_JOB_
Copy the lines below as they are; omit the images they contain.

_DATA BLOCK_
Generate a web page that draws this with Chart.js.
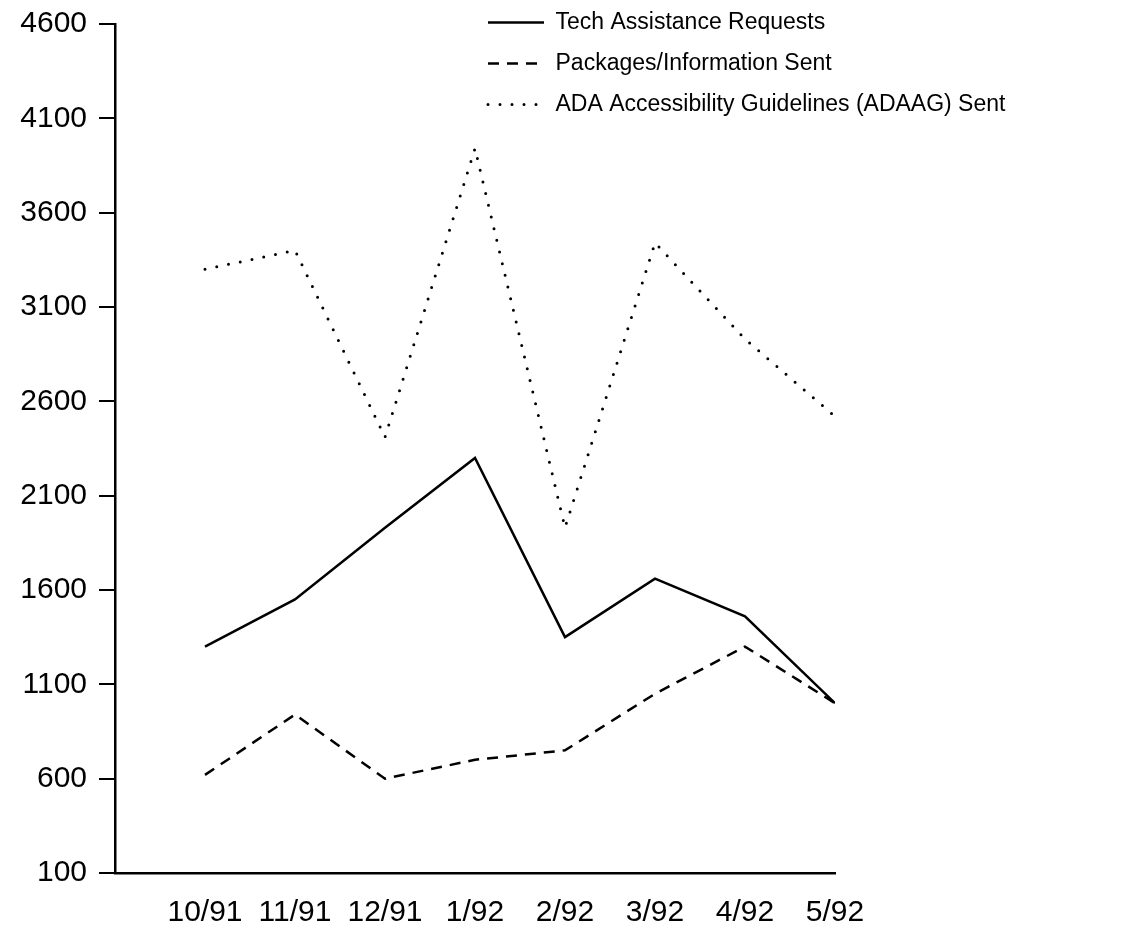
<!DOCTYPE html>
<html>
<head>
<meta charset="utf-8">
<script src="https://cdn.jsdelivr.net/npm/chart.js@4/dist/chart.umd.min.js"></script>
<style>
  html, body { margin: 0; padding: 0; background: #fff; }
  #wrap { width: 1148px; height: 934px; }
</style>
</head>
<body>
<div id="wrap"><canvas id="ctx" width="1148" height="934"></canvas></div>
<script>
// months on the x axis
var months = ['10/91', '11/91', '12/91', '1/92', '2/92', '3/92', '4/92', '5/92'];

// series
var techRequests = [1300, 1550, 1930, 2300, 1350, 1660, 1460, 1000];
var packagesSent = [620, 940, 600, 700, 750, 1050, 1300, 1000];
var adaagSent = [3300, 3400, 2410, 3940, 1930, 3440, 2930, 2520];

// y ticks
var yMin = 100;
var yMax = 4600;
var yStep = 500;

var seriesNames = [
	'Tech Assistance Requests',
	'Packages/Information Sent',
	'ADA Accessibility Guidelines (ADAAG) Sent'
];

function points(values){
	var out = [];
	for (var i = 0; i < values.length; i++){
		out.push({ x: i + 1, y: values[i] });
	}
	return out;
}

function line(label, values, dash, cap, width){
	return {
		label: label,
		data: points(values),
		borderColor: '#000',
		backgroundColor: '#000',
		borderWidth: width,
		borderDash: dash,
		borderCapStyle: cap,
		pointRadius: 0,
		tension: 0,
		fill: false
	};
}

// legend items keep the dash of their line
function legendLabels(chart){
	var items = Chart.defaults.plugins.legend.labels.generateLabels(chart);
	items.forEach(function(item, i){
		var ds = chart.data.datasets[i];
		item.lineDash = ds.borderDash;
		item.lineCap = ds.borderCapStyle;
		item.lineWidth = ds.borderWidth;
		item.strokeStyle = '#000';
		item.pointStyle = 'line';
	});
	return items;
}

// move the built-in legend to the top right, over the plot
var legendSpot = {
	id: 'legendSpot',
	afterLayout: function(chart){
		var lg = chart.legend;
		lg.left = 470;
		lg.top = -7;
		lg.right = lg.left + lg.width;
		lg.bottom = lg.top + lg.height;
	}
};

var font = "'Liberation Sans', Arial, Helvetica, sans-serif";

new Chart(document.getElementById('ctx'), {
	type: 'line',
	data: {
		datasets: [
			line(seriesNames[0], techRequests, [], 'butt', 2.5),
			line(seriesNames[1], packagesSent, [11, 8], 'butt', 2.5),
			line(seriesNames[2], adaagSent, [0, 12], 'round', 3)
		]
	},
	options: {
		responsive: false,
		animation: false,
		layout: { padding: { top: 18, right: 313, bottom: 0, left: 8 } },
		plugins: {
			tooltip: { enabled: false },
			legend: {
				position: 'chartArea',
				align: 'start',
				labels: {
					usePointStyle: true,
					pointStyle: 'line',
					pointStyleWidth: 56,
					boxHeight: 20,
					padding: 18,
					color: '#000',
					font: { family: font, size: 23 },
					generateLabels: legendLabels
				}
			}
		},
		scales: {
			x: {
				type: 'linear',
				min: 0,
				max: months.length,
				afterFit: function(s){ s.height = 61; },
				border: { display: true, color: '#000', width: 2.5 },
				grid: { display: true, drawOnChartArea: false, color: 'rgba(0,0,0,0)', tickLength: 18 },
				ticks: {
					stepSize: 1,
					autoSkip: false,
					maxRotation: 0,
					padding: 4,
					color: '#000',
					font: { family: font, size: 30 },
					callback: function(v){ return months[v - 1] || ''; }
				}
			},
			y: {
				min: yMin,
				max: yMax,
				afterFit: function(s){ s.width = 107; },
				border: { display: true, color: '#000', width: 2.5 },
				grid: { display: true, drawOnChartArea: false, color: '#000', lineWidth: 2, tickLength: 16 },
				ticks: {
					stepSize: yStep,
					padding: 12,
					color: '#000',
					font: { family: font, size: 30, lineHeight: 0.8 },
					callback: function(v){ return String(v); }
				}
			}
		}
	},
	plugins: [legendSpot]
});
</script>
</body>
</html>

_WRITTEN RESPONSE_
Generate a web page that draws this with Chart.js.
<!DOCTYPE html>
<html>
<head>
<meta charset="utf-8">
<script src="https://cdn.jsdelivr.net/npm/chart.js@4/dist/chart.umd.min.js"></script>
<style>
  html, body { margin: 0; padding: 0; background: #fff; }
  #wrap { width: 1148px; height: 934px; }
</style>
</head>
<body>
<div id="wrap"><canvas id="ctx" width="1148" height="934"></canvas></div>
<script>
// months on the x axis
var months = ['10/91', '11/91', '12/91', '1/92', '2/92', '3/92', '4/92', '5/92'];

// series
var techRequests = [1300, 1550, 1930, 2300, 1350, 1660, 1460, 1000];
var packagesSent = [620, 940, 600, 700, 750, 1050, 1300, 1000];
var adaagSent = [3300, 3400, 2410, 3940, 1930, 3440, 2930, 2520];

// y ticks
var yMin = 100;
var yMax = 4600;
var yStep = 500;

var seriesNames = [
	'Tech Assistance Requests',
	'Packages/Information Sent',
	'ADA Accessibility Guidelines (ADAAG) Sent'
];

function points(values){
	var out = [];
	for (var i = 0; i < values.length; i++){
		out.push({ x: i + 1, y: values[i] });
	}
	return out;
}

function line(label, values, dash, cap, width){
	return {
		label: label,
		data: points(values),
		borderColor: '#000',
		backgroundColor: '#000',
		borderWidth: width,
		borderDash: dash,
		borderCapStyle: cap,
		pointRadius: 0,
		tension: 0,
		fill: false
	};
}

// legend items keep the dash of their line
function legendLabels(chart){
	var items = Chart.defaults.plugins.legend.labels.generateLabels(chart);
	items.forEach(function(item, i){
		var ds = chart.data.datasets[i];
		item.lineDash = ds.borderDash;
		item.lineCap = ds.borderCapStyle;
		item.lineWidth = ds.borderWidth;
		item.strokeStyle = '#000';
		item.pointStyle = 'line';
	});
	return items;
}

// move the built-in legend to the top right, over the plot
var legendSpot = {
	id: 'legendSpot',
	afterLayout: function(chart){
		var lg = chart.legend;
		lg.left = 470;
		lg.top = -7;
		lg.right = lg.left + lg.width;
		lg.bottom = lg.top + lg.height;
	}
};

var font = "'Liberation Sans', Arial, Helvetica, sans-serif";

new Chart(document.getElementById('ctx'), {
	type: 'line',
	data: {
		datasets: [
			line(seriesNames[0], techRequests, [], 'butt', 2.5),
			line(seriesNames[1], packagesSent, [11, 8], 'butt', 2.5),
			line(seriesNames[2], adaagSent, [0, 12], 'round', 3)
		]
	},
	options: {
		responsive: false,
		animation: false,
		layout: { padding: { top: 18, right: 313, bottom: 0, left: 8 } },
		plugins: {
			tooltip: { enabled: false },
			legend: {
				position: 'chartArea',
				align: 'start',
				labels: {
					usePointStyle: true,
					pointStyle: 'line',
					pointStyleWidth: 56,
					boxHeight: 20,
					padding: 18,
					color: '#000',
					font: { family: font, size: 23 },
					generateLabels: legendLabels
				}
			}
		},
		scales: {
			x: {
				type: 'linear',
				min: 0,
				max: months.length,
				afterFit: function(s){ s.height = 61; },
				border: { display: true, color: '#000', width: 2.5 },
				grid: { display: true, drawOnChartArea: false, color: 'rgba(0,0,0,0)', tickLength: 18 },
				ticks: {
					stepSize: 1,
					autoSkip: false,
					maxRotation: 0,
					padding: 4,
					color: '#000',
					font: { family: font, size: 30 },
					callback: function(v){ return months[v - 1] || ''; }
				}
			},
			y: {
				min: yMin,
				max: yMax,
				afterFit: function(s){ s.width = 107; },
				border: { display: true, color: '#000', width: 2.5 },
				grid: { display: true, drawOnChartArea: false, color: '#000', lineWidth: 2, tickLength: 16 },
				ticks: {
					stepSize: yStep,
					padding: 12,
					color: '#000',
					font: { family: font, size: 30, lineHeight: 0.8 },
					callback: function(v){ return String(v); }
				}
			}
		}
	},
	plugins: [legendSpot]
});
</script>
</body>
</html>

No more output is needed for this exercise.